India's economic growth averaged 8.5% to 9% between 2003 and 2010, up from the 5.5%-to-6% average before that.

The US brokerage analysed six key components of the economic cycle: Demand for housing, drop in bank NPAs, corporate profitability, interest rates, corporate leverage and capex revival.

It said the risk appetite of banks is set to increase as bad loans have fallen - just as they did in 2003-04.

View attachment 33756


"Between 1997 and 2004, bank gross NPA ratio moved down from 16% to 8%. Similarly, the Indian banking system's gross NPA has moved down from 12% in March 2018 to 7% now and alongside a provisioning jump, the net NPAs are down 59%," Jefferies said. "Provision costs are off drastically. While banks are still risk-averse, we believe that the stage is now set for an increase in risk appetite. Strong capability and seven-year high RoEs further support lending growth."

Although the broader capital expenditure cycle has not turned yet, it is likely to follow the housing cycle with a lag.

"The housing cycle improvement is visible. A historical analysis since 1996/97 suggests that Indian housing up-cycles and down-cycles typically last for 6-8 years," Jeffries said.

"The period between 2012/13 and 2020 was a prolonged down-cycle and 2021 is the first year of an upcycle, with a visible uptick in volumes and pricing. Housing construction is a large job creator and has multiple economic linkages capable of driving an economic upturn."

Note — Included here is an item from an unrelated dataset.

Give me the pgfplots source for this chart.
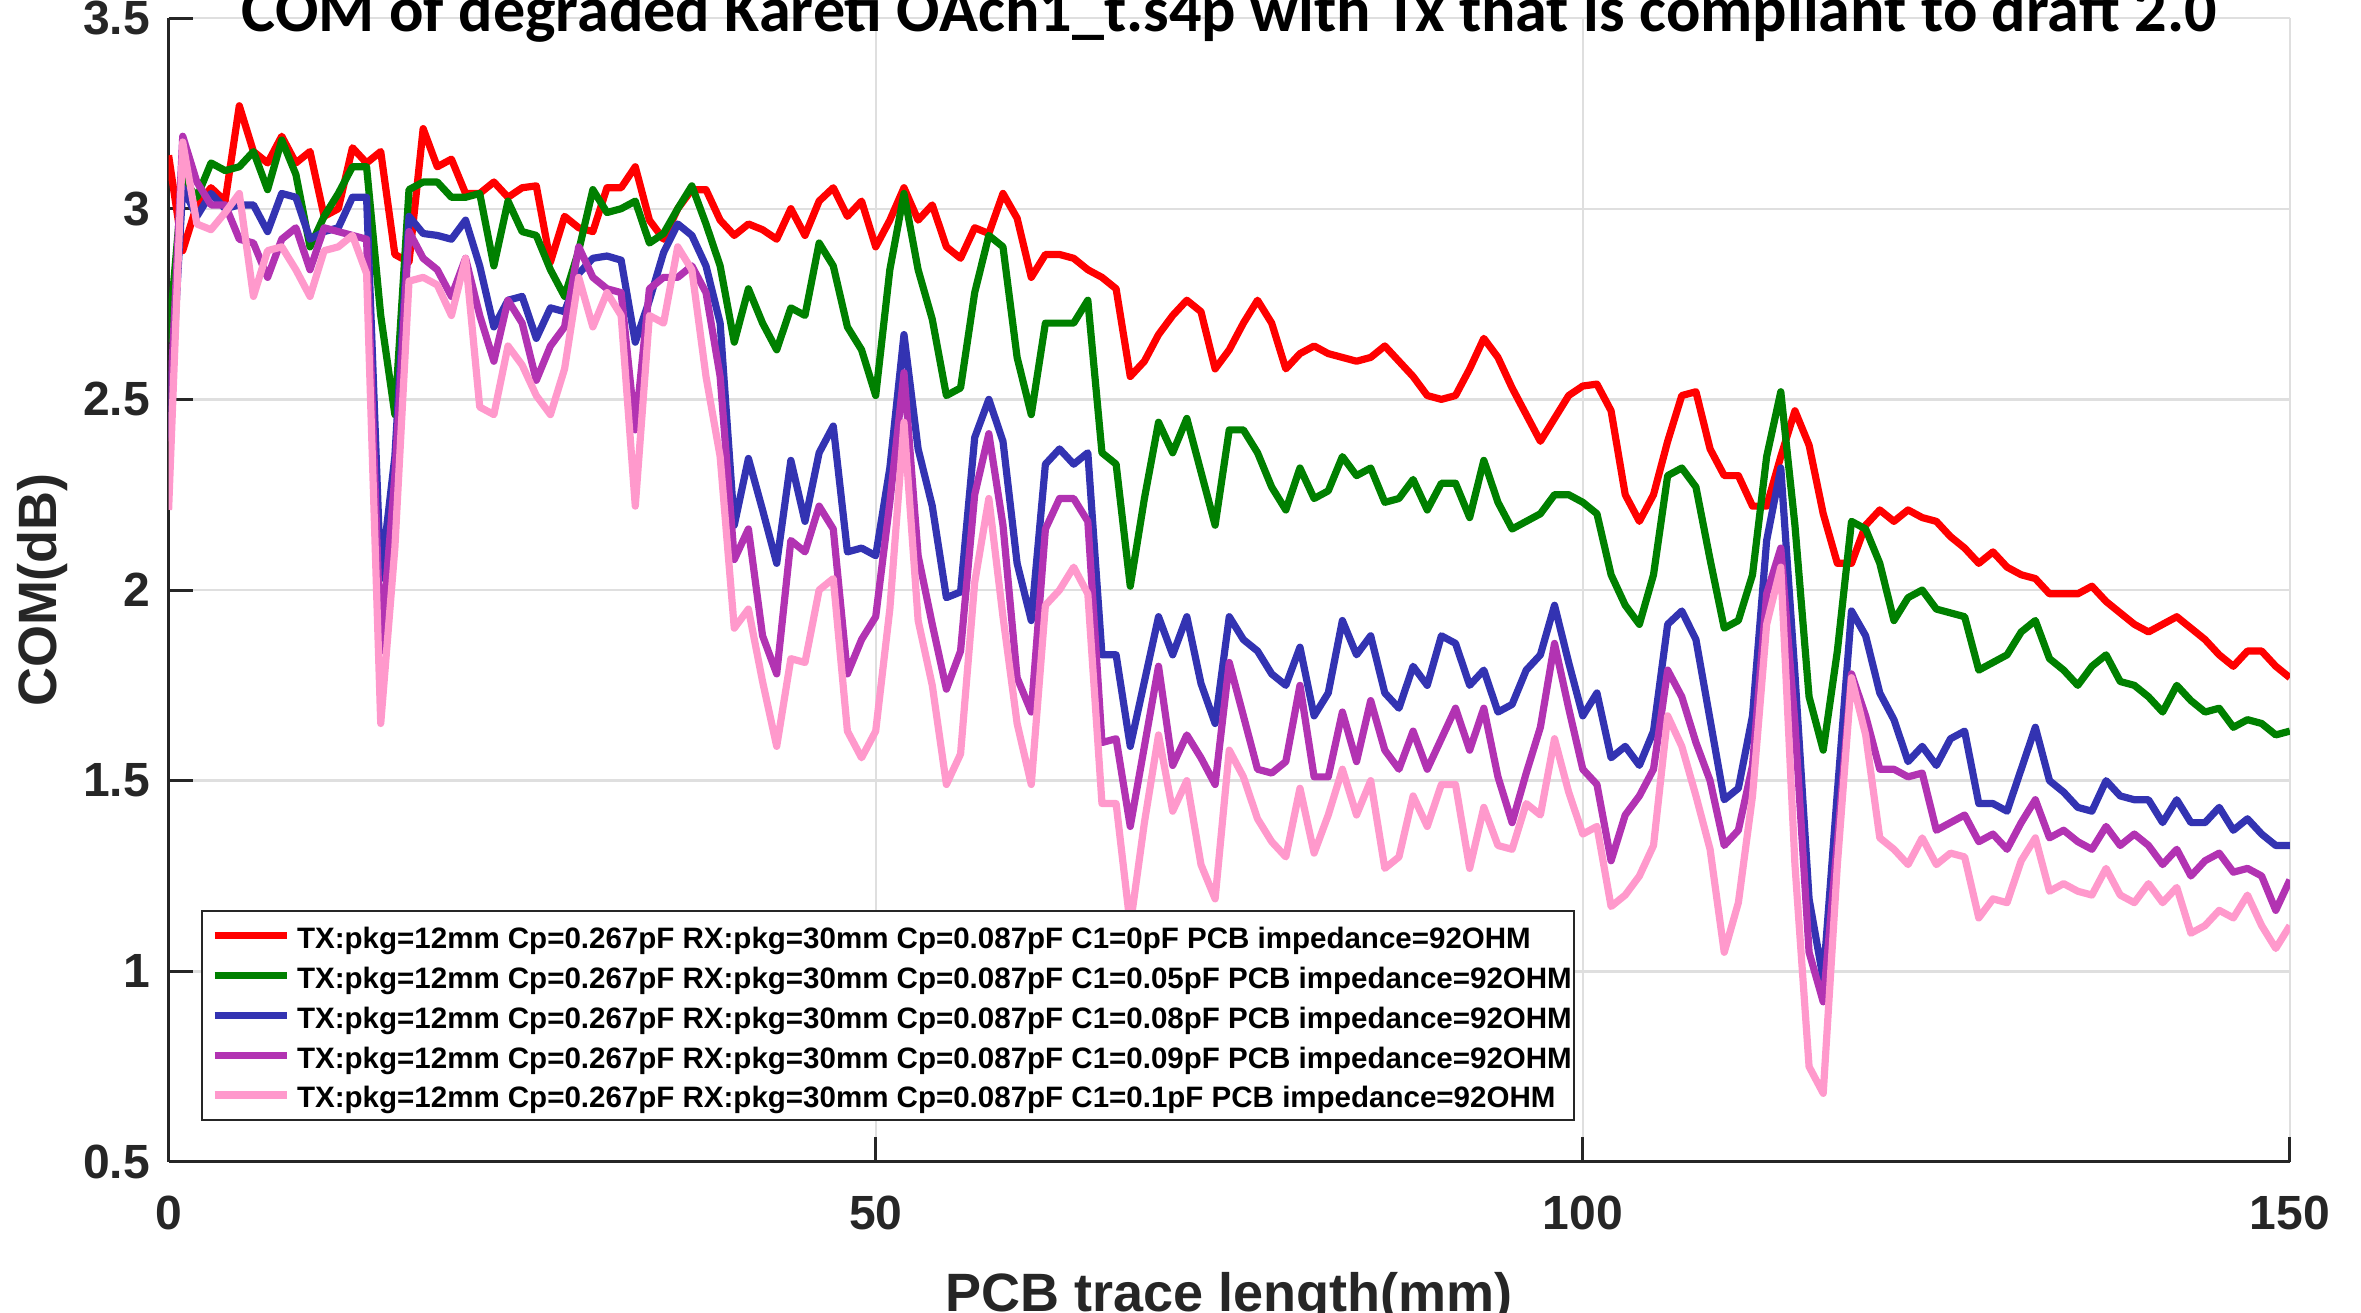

This along with robust expansion in corporate profitability will push up growth. Annual corporate profit growth was a poor 0.4% between FY11 and FY20, but has increased to 51% between FY20 and FY22.

Jefferies expects profit growth to increase further to 15% between FY22 and FY24, led by the financials and other cyclical sectors.

Companies have also used the slowdown in the last six years to deleverage as a result of which the debt to equity ratio for 600-plus non-financial companies has come off from 1 times to 0.7 times, creating space for the next economic upcycle.

Although interest rates are set to rise from current record lows, it is unlikely to hit the economic recovery despite a rise in yields - as it did in the 2003-2010 economic upcycle. "Corporate investment is still sluggish as capacity utilisation and risk appetite is low. Property uptick should help reduce risk averseness. Overall, the broader capex upturn should follow over the next 4-6 quarters," the US brokerage said.

Realestate micromarkets within Bombay are razor hot at the moment. A large role has been played by the discounts offered by the Government.